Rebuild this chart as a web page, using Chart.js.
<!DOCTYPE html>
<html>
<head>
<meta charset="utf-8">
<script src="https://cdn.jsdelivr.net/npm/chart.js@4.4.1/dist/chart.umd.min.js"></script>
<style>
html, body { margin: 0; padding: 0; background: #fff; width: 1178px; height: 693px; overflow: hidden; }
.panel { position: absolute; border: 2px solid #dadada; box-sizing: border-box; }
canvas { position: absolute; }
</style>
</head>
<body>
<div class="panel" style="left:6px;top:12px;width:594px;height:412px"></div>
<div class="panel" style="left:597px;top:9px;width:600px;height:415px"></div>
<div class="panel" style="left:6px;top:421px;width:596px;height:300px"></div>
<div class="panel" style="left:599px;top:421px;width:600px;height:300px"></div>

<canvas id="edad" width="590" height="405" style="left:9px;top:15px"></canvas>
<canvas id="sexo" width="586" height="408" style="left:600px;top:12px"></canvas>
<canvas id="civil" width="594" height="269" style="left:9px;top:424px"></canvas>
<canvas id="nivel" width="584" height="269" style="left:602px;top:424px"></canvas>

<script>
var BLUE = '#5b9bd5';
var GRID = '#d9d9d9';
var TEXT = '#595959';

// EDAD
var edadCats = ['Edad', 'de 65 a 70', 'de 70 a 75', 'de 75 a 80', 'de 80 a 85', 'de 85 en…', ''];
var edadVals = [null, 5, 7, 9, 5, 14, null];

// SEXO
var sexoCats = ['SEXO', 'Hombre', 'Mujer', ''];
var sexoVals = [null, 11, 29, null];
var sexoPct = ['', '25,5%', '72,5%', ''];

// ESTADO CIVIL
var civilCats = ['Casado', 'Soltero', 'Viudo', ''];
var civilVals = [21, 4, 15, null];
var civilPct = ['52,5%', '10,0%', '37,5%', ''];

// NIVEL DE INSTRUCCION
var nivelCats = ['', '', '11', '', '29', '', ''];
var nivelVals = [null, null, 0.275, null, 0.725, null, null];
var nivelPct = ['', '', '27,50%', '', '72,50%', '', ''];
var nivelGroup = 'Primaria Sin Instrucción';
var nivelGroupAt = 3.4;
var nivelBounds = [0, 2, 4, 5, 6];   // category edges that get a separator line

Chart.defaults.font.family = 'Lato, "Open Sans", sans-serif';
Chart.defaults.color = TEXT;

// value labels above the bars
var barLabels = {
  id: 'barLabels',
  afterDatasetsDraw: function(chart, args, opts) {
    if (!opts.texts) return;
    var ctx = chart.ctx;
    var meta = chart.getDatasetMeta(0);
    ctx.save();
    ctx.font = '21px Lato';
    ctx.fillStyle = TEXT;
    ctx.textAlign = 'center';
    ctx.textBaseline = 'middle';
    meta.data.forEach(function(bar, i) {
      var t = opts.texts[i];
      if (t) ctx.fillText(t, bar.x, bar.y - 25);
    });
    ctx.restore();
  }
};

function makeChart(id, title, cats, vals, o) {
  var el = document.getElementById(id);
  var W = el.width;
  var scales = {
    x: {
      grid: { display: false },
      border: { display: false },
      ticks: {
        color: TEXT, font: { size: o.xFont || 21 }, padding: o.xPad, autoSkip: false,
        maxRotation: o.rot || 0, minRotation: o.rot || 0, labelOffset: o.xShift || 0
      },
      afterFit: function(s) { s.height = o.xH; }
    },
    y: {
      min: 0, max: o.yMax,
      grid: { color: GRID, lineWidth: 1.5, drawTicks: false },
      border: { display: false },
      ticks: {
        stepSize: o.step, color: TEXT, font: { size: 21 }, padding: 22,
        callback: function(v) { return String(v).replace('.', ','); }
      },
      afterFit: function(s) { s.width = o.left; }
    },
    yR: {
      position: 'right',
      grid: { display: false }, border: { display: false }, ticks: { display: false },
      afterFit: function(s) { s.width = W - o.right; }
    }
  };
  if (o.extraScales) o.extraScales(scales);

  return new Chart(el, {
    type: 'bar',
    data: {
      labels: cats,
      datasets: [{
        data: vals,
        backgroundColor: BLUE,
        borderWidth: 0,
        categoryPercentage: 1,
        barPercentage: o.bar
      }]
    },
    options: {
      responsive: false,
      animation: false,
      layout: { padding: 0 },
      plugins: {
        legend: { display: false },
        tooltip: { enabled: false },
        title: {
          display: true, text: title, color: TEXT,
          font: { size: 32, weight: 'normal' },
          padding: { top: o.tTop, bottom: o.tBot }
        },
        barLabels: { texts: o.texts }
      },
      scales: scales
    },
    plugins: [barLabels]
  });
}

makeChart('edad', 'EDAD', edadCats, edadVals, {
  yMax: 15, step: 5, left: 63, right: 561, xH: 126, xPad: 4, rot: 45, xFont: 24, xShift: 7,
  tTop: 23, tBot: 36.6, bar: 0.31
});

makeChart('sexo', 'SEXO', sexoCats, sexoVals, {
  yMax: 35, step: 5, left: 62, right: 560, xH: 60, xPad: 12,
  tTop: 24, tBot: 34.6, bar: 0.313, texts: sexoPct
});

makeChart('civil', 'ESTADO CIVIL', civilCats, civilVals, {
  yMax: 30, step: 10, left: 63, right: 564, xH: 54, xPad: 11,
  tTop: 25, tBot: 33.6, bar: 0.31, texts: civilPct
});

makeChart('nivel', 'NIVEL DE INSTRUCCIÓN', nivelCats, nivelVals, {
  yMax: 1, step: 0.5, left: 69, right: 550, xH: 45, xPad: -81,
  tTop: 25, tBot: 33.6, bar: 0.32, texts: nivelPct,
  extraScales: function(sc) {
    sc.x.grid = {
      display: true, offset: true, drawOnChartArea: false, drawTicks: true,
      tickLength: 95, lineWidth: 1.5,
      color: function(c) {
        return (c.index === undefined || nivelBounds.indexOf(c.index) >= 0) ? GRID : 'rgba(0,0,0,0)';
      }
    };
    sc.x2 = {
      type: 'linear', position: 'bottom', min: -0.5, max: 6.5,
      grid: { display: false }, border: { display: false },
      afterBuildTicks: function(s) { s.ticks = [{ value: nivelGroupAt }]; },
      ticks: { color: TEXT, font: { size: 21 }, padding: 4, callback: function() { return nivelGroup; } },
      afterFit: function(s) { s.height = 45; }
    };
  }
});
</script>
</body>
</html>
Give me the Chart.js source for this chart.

########################################

§ AIM
Reproduce the entire listing word for word.

§ RESULT
Rebuild this chart as a web page, using Chart.js.
<!DOCTYPE html>
<html>
<head>
<meta charset="utf-8">
<script src="https://cdn.jsdelivr.net/npm/chart.js@4.4.1/dist/chart.umd.min.js"></script>
<style>
html, body { margin: 0; padding: 0; background: #fff; width: 1178px; height: 693px; overflow: hidden; }
.panel { position: absolute; border: 2px solid #dadada; box-sizing: border-box; }
canvas { position: absolute; }
</style>
</head>
<body>
<div class="panel" style="left:6px;top:12px;width:594px;height:412px"></div>
<div class="panel" style="left:597px;top:9px;width:600px;height:415px"></div>
<div class="panel" style="left:6px;top:421px;width:596px;height:300px"></div>
<div class="panel" style="left:599px;top:421px;width:600px;height:300px"></div>

<canvas id="edad" width="590" height="405" style="left:9px;top:15px"></canvas>
<canvas id="sexo" width="586" height="408" style="left:600px;top:12px"></canvas>
<canvas id="civil" width="594" height="269" style="left:9px;top:424px"></canvas>
<canvas id="nivel" width="584" height="269" style="left:602px;top:424px"></canvas>

<script>
var BLUE = '#5b9bd5';
var GRID = '#d9d9d9';
var TEXT = '#595959';

// EDAD
var edadCats = ['Edad', 'de 65 a 70', 'de 70 a 75', 'de 75 a 80', 'de 80 a 85', 'de 85 en…', ''];
var edadVals = [null, 5, 7, 9, 5, 14, null];

// SEXO
var sexoCats = ['SEXO', 'Hombre', 'Mujer', ''];
var sexoVals = [null, 11, 29, null];
var sexoPct = ['', '25,5%', '72,5%', ''];

// ESTADO CIVIL
var civilCats = ['Casado', 'Soltero', 'Viudo', ''];
var civilVals = [21, 4, 15, null];
var civilPct = ['52,5%', '10,0%', '37,5%', ''];

// NIVEL DE INSTRUCCION
var nivelCats = ['', '', '11', '', '29', '', ''];
var nivelVals = [null, null, 0.275, null, 0.725, null, null];
var nivelPct = ['', '', '27,50%', '', '72,50%', '', ''];
var nivelGroup = 'Primaria Sin Instrucción';
var nivelGroupAt = 3.4;
var nivelBounds = [0, 2, 4, 5, 6];   // category edges that get a separator line

Chart.defaults.font.family = 'Lato, "Open Sans", sans-serif';
Chart.defaults.color = TEXT;

// value labels above the bars
var barLabels = {
  id: 'barLabels',
  afterDatasetsDraw: function(chart, args, opts) {
    if (!opts.texts) return;
    var ctx = chart.ctx;
    var meta = chart.getDatasetMeta(0);
    ctx.save();
    ctx.font = '21px Lato';
    ctx.fillStyle = TEXT;
    ctx.textAlign = 'center';
    ctx.textBaseline = 'middle';
    meta.data.forEach(function(bar, i) {
      var t = opts.texts[i];
      if (t) ctx.fillText(t, bar.x, bar.y - 25);
    });
    ctx.restore();
  }
};

function makeChart(id, title, cats, vals, o) {
  var el = document.getElementById(id);
  var W = el.width;
  var scales = {
    x: {
      grid: { display: false },
      border: { display: false },
      ticks: {
        color: TEXT, font: { size: o.xFont || 21 }, padding: o.xPad, autoSkip: false,
        maxRotation: o.rot || 0, minRotation: o.rot || 0, labelOffset: o.xShift || 0
      },
      afterFit: function(s) { s.height = o.xH; }
    },
    y: {
      min: 0, max: o.yMax,
      grid: { color: GRID, lineWidth: 1.5, drawTicks: false },
      border: { display: false },
      ticks: {
        stepSize: o.step, color: TEXT, font: { size: 21 }, padding: 22,
        callback: function(v) { return String(v).replace('.', ','); }
      },
      afterFit: function(s) { s.width = o.left; }
    },
    yR: {
      position: 'right',
      grid: { display: false }, border: { display: false }, ticks: { display: false },
      afterFit: function(s) { s.width = W - o.right; }
    }
  };
  if (o.extraScales) o.extraScales(scales);

  return new Chart(el, {
    type: 'bar',
    data: {
      labels: cats,
      datasets: [{
        data: vals,
        backgroundColor: BLUE,
        borderWidth: 0,
        categoryPercentage: 1,
        barPercentage: o.bar
      }]
    },
    options: {
      responsive: false,
      animation: false,
      layout: { padding: 0 },
      plugins: {
        legend: { display: false },
        tooltip: { enabled: false },
        title: {
          display: true, text: title, color: TEXT,
          font: { size: 32, weight: 'normal' },
          padding: { top: o.tTop, bottom: o.tBot }
        },
        barLabels: { texts: o.texts }
      },
      scales: scales
    },
    plugins: [barLabels]
  });
}

makeChart('edad', 'EDAD', edadCats, edadVals, {
  yMax: 15, step: 5, left: 63, right: 561, xH: 126, xPad: 4, rot: 45, xFont: 24, xShift: 7,
  tTop: 23, tBot: 36.6, bar: 0.31
});

makeChart('sexo', 'SEXO', sexoCats, sexoVals, {
  yMax: 35, step: 5, left: 62, right: 560, xH: 60, xPad: 12,
  tTop: 24, tBot: 34.6, bar: 0.313, texts: sexoPct
});

makeChart('civil', 'ESTADO CIVIL', civilCats, civilVals, {
  yMax: 30, step: 10, left: 63, right: 564, xH: 54, xPad: 11,
  tTop: 25, tBot: 33.6, bar: 0.31, texts: civilPct
});

makeChart('nivel', 'NIVEL DE INSTRUCCIÓN', nivelCats, nivelVals, {
  yMax: 1, step: 0.5, left: 69, right: 550, xH: 45, xPad: -81,
  tTop: 25, tBot: 33.6, bar: 0.32, texts: nivelPct,
  extraScales: function(sc) {
    sc.x.grid = {
      display: true, offset: true, drawOnChartArea: false, drawTicks: true,
      tickLength: 95, lineWidth: 1.5,
      color: function(c) {
        return (c.index === undefined || nivelBounds.indexOf(c.index) >= 0) ? GRID : 'rgba(0,0,0,0)';
      }
    };
    sc.x2 = {
      type: 'linear', position: 'bottom', min: -0.5, max: 6.5,
      grid: { display: false }, border: { display: false },
      afterBuildTicks: function(s) { s.ticks = [{ value: nivelGroupAt }]; },
      ticks: { color: TEXT, font: { size: 21 }, padding: 4, callback: function() { return nivelGroup; } },
      afterFit: function(s) { s.height = 45; }
    };
  }
});
</script>
</body>
</html>
Give me the Chart.js source for this chart.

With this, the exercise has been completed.